San Diego Moms: Why You Should Invest in UPF Clothing this Summer

Image by Tania Dimas from Pixabay

As parents think about what’s needed for the summer to keep their children busy and safe, it’s also important to remember what they are wearing under the California sun. Eugene R. Semenov, a doctor specializing in skin cancer and specifically, melanoma, is urging parents to invest in UPF clothing, along with sunscreen.

Dr. Semenov, of the Melanoma Research Alliance, noted that between 55 to 72% of children are sunburned annually, according to a 2016 National Library of Medicine study. 

So, why is UPF clothing important and sunblock might not be enough? Dr. Semenov answers our questions in the below interview.

Why isn’t sunblock enough to protect children from the sun?

Sunscreen is a very important part of the equation when it comes to keeping children protected from harmful UV rays. However, it isn’t the only tool you have available. Sunscreens work, but only if you correctly apply and reapply them as directed – which can be particularly challenging with active children. Sunscreens can be physically rubbed off, washed off, sweated off, and some of the active ingredients can start to break down over time – ultimately preventing them from providing full protection. 

How does UPF clothing offer protection?

While all clothing offers some level of protection against the sun, UPF (Ultraviolet Protection Factor) clothing is specifically created to protect your skin from UV rays. UPF clothing is also tested to ensure that it consistently offers the advertised protection, despite being washed or worn many times. UPF clothing is also designed to offer consistent protection wet or dry; something that normal clothing can’t always provide. Dressing your children in UPF clothing is an easy way to protect your kids, limit the overall amount of sunscreen you need to apply (and reapply), and can give you – as parents – additional peace of mind.

Could one skip sunblock and just use the UPF clothing?
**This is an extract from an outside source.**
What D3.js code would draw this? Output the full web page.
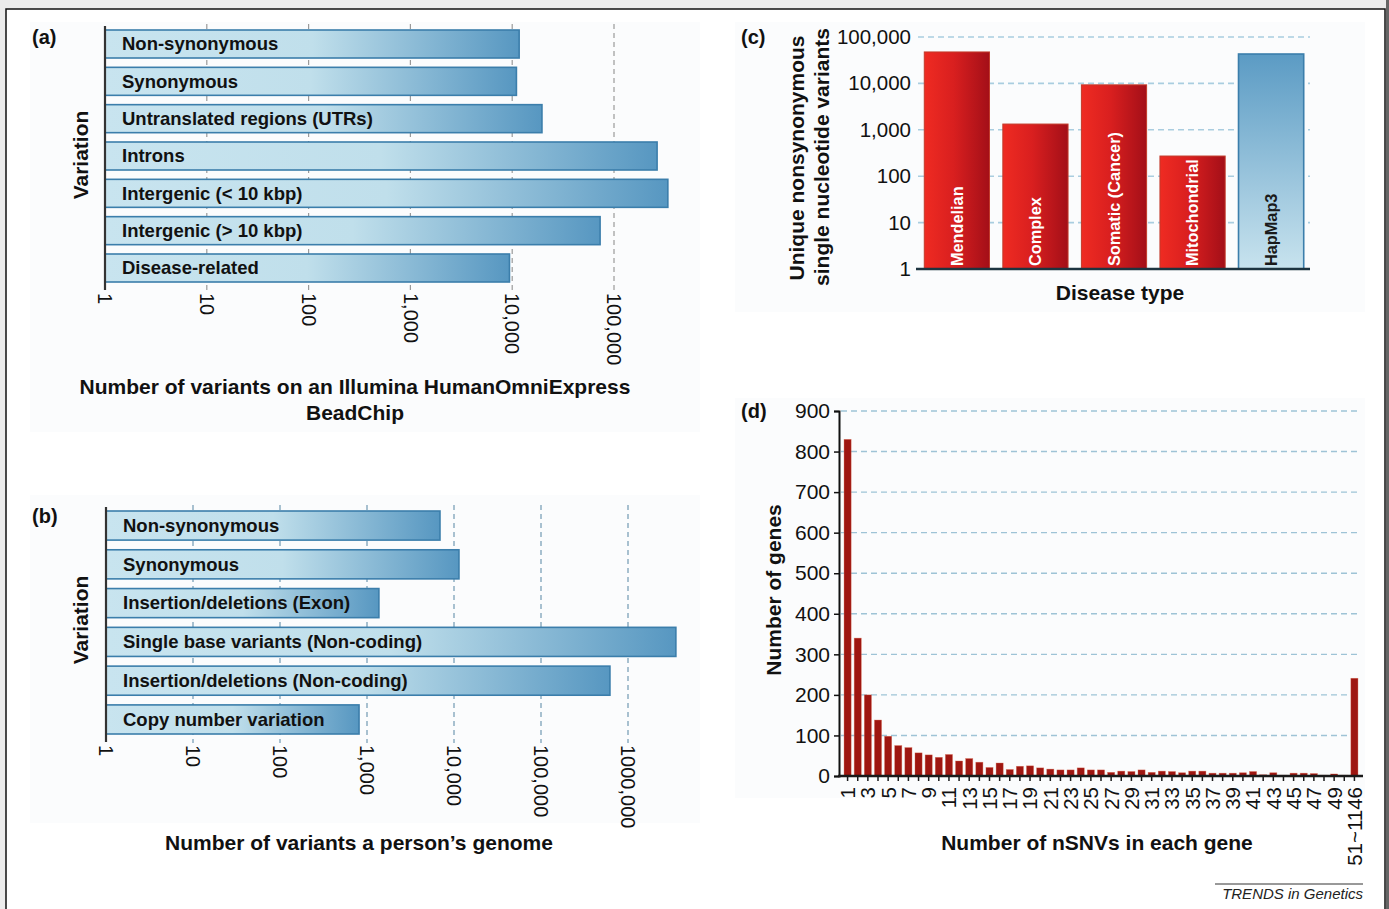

Sunscreen and sun-protective clothing are most effective when used together. While UPF clothing offers great protection, it only protects the skin it covers. That’s why sunscreen is still needed, for areas like your hands, neck, ears, and face. Sunscreen and UPF clothing work together to keep you – and your children – protected.

Tell me about the skin illnesses that children can have as a result of not wearing sunblock or wearing UPF clothing. 
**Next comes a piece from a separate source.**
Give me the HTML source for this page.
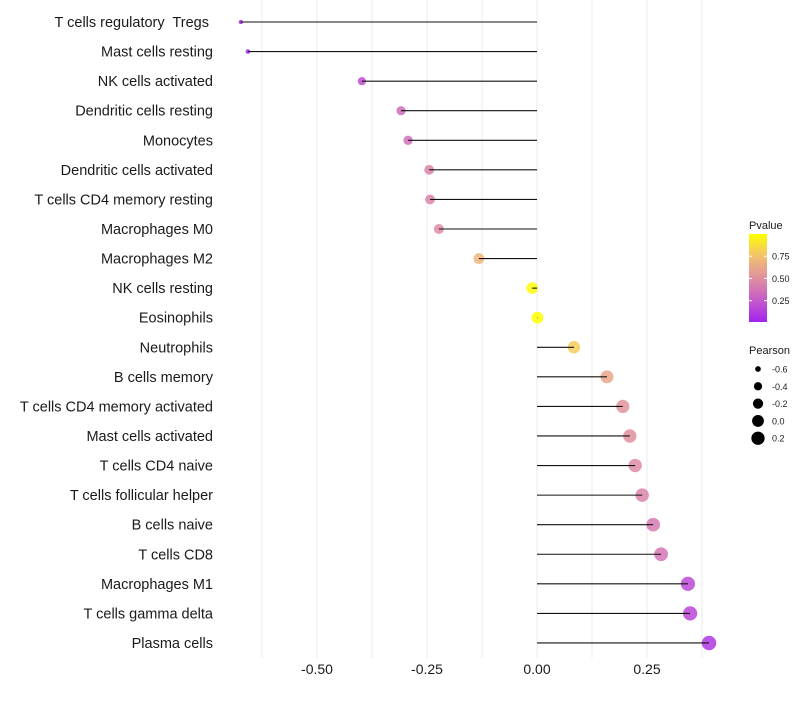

UV exposure and damage from the sun is cumulative. That means that it adds up over time throughout your – or your child’s – lifetime. We also know that childhood is typically when we spend the most time outside. That’s why it’s so important to protect children now, as an investment in their future skin health, including preventing development of skin cancers later in life.

Children also have sensitive skin when it comes to the sun. When not protected properly, children can easily develop a sunburn. Some of the most common symptoms of sunburn include redness and swelling of the skin, painful blisters, as well as dry, itchy, and peeling skin. In more severe cases, a sunburn can cause fever, nausea, and faintness. Just one blistering sunburn during childhood can double your lifetime risk of developing melanoma.
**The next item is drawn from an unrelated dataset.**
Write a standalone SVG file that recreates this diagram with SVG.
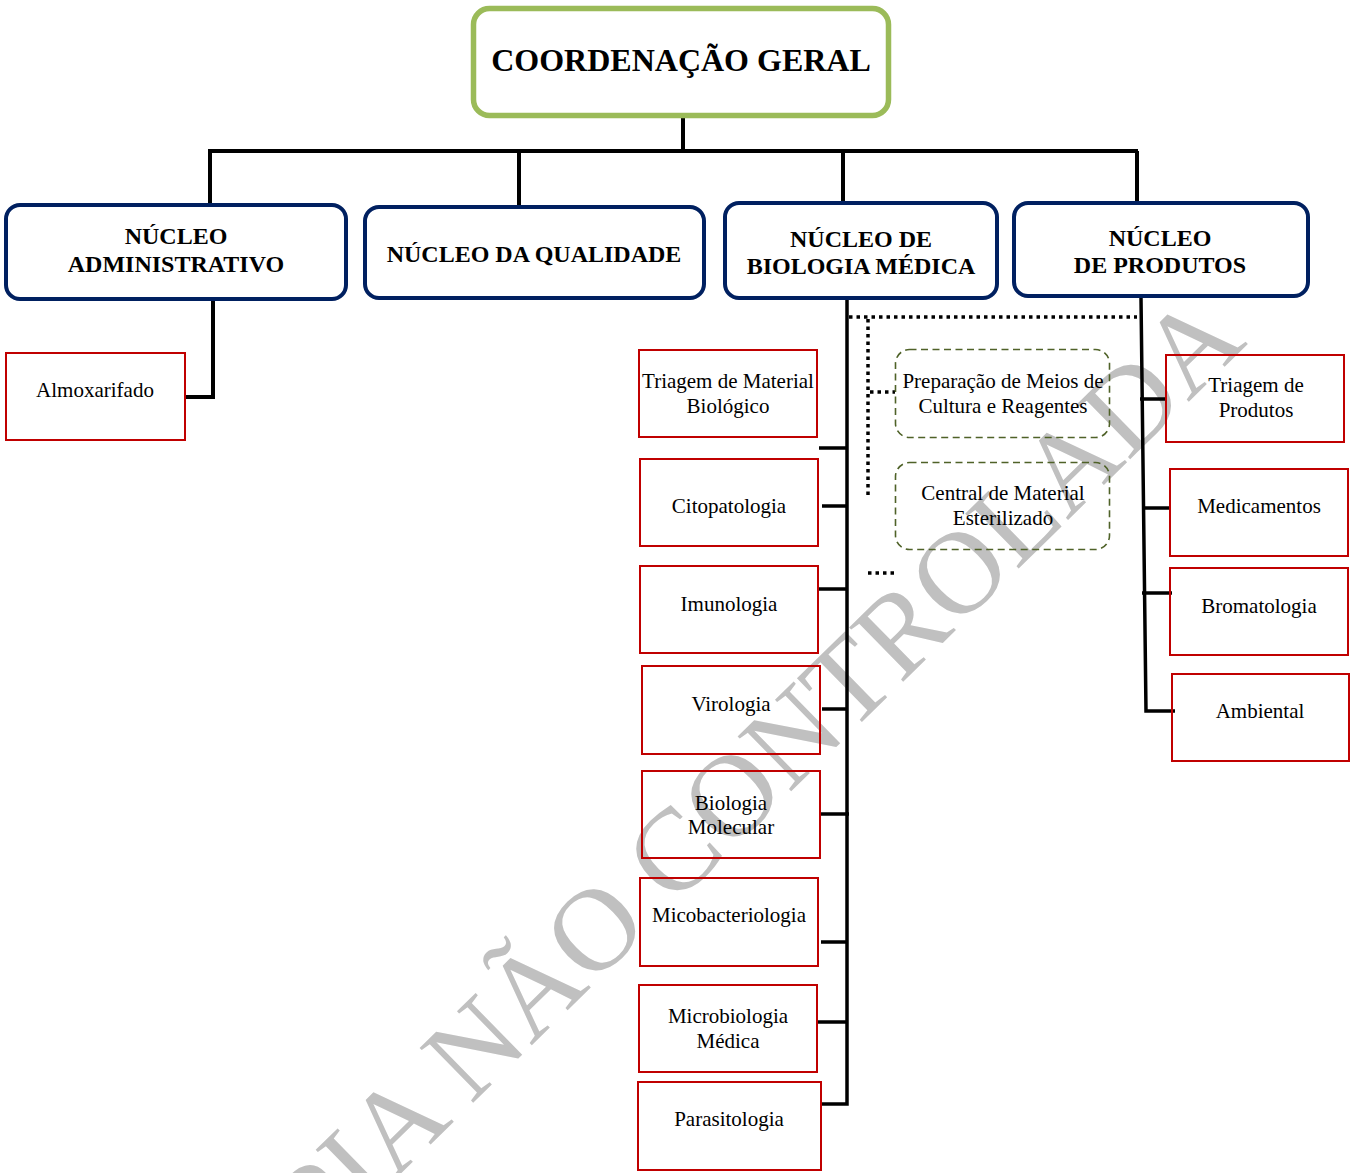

Can these illnesses lead to any others?

Overexposure to UV rays is the leading cause of skin cancer in the United States, including the deadliest form, melanoma. Just one bad sunburn in childhood or adolescence doubles your child’s chances of developing melanoma later in life. 

How do parents find UPF clothing? 

UPF clothing is now widely available. If you aren’t finding UPF clothing in the stores in your area, it may be helpful to look online. There are now a number of companies that specialize in this type of clothing and some brands that you already wear may also have UPF options.

What are some things to keep in mind when buying UPF clothing?

The first rule of thumb when it comes to covering up, is that the more skin covered, the better! Parents should look for long sleeve shirts and pants (rather than shorts) UPF clothing, and a wide-brimmed UPF hat. Parents should also consider the UPF rating and aim to get clothing marked with UPF 30 or higher. Lastly, UPF clothing can sometimes cost more than traditional clothing, so it is important to consider your budget (but remember that UPF clothing, if worn regularly, can dramatically reduce the amount of sunscreen you need)!

Is there a third-party that guarantees the clothing is “certified” UPF?

In the United States, the Federal Trade Commission (FTC) regulates and oversees sun protective clothing and the UPF rating system. 

It is important to know that UV exposure – and the damage it creates – is cumulative and cannot be reversed. In fact, studies suggest that 40-50% of lifetime UV exposure occurs before the age of 20. That’s why starting sun protection young is the best way to prevent the majority of skin cancers, including melanoma!